§ WHAT TO PRODUCE
Starting with the first line of the data below, copy each line up to and including the one containing "from bokeh.resources import INLINE". Pictures stay out.
'''
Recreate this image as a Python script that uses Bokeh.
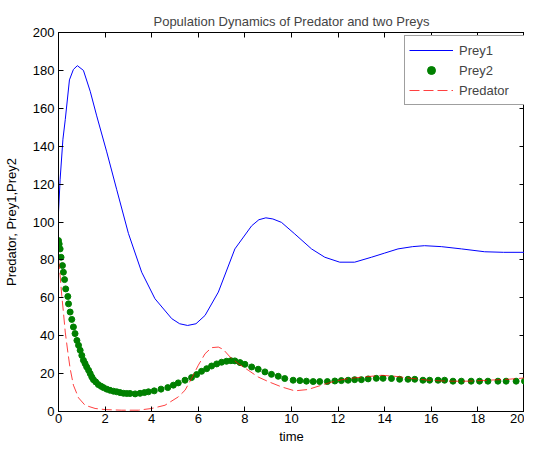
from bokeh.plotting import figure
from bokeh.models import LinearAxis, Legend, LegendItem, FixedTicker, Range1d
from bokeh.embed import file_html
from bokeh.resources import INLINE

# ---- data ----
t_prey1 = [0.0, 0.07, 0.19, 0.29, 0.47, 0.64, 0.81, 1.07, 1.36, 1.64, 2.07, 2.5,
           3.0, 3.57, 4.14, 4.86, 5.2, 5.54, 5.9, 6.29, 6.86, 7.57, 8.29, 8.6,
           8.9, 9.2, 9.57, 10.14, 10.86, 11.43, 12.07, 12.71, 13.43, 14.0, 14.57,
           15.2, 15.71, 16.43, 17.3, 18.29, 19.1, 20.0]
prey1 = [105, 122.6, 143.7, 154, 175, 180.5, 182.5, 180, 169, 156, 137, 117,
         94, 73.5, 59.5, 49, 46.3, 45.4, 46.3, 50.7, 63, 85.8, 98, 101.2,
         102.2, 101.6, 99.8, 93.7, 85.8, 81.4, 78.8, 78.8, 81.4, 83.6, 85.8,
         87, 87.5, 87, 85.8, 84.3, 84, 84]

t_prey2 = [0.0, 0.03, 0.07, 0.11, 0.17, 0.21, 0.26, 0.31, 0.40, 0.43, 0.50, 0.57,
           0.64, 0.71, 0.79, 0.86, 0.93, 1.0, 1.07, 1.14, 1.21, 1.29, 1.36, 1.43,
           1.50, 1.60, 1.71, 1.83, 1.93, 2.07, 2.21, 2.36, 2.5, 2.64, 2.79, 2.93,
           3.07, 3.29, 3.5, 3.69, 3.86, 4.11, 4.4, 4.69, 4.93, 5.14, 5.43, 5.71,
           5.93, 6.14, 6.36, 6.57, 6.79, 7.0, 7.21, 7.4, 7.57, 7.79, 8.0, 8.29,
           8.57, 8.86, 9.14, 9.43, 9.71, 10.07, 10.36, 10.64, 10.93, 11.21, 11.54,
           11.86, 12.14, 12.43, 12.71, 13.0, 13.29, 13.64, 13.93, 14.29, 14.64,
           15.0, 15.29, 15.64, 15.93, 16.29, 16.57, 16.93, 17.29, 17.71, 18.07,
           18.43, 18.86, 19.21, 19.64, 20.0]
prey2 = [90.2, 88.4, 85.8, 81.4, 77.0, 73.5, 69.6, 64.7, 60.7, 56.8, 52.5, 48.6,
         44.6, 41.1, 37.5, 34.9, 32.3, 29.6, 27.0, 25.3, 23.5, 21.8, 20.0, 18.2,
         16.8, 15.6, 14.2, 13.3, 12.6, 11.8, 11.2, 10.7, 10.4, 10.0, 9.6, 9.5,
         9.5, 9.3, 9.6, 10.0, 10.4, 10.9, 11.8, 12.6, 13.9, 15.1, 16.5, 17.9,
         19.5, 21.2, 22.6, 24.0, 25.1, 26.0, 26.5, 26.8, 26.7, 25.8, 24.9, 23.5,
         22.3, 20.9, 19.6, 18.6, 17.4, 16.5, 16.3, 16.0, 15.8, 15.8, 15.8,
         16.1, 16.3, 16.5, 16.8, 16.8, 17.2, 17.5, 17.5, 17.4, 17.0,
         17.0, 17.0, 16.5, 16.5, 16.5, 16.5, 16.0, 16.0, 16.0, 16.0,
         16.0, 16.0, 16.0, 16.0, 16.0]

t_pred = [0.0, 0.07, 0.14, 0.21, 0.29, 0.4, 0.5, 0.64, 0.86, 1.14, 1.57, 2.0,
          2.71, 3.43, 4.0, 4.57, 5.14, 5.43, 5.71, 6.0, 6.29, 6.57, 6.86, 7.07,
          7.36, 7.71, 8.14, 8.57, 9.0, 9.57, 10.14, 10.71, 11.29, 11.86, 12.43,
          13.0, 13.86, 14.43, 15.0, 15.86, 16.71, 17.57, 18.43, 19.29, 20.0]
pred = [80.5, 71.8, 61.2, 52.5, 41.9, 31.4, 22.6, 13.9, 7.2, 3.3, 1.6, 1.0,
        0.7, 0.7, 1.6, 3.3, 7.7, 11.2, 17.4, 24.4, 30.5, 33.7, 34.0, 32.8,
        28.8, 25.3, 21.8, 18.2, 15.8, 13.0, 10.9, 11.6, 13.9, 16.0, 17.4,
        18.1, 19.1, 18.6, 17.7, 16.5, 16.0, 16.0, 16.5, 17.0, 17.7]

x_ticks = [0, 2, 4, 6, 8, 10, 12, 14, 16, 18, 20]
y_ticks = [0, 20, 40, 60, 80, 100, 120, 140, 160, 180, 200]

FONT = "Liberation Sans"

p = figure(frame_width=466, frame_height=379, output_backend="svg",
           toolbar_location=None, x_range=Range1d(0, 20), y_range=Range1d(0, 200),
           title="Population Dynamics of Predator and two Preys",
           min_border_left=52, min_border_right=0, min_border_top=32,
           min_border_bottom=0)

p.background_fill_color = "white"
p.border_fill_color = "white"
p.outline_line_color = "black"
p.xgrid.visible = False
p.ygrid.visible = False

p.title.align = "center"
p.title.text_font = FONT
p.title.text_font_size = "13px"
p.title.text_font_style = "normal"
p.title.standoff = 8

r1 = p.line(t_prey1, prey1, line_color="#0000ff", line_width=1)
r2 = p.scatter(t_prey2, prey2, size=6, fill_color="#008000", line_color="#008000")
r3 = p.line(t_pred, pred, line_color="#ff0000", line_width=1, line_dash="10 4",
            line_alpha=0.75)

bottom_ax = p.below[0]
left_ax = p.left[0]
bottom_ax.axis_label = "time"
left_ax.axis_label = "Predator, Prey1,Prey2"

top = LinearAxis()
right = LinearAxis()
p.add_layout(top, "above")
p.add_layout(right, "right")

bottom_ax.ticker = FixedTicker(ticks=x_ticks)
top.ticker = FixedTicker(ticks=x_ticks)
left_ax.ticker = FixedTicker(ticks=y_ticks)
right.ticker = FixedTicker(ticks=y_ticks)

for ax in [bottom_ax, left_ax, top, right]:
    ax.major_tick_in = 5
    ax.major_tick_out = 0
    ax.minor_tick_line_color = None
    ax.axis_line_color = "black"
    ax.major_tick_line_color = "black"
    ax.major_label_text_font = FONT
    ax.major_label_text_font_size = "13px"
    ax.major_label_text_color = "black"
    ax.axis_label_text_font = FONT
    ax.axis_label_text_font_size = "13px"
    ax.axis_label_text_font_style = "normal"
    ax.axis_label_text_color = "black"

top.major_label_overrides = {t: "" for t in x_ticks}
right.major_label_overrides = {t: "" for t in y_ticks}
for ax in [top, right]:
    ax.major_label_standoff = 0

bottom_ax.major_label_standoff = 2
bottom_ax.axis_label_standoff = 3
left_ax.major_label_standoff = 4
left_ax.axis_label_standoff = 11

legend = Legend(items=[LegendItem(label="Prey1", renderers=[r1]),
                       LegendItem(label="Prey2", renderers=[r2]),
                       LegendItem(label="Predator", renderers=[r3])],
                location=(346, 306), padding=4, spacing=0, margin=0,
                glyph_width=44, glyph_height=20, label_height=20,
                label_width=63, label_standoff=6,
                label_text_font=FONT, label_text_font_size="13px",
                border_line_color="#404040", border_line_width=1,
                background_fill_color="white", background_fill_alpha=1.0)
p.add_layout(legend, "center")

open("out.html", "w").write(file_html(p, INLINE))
'''
§ THE COMPLETED TASK
Recreate this image as a Python script that uses Bokeh.
from bokeh.plotting import figure
from bokeh.models import LinearAxis, Legend, LegendItem, FixedTicker, Range1d
from bokeh.embed import file_html
from bokeh.resources import INLINE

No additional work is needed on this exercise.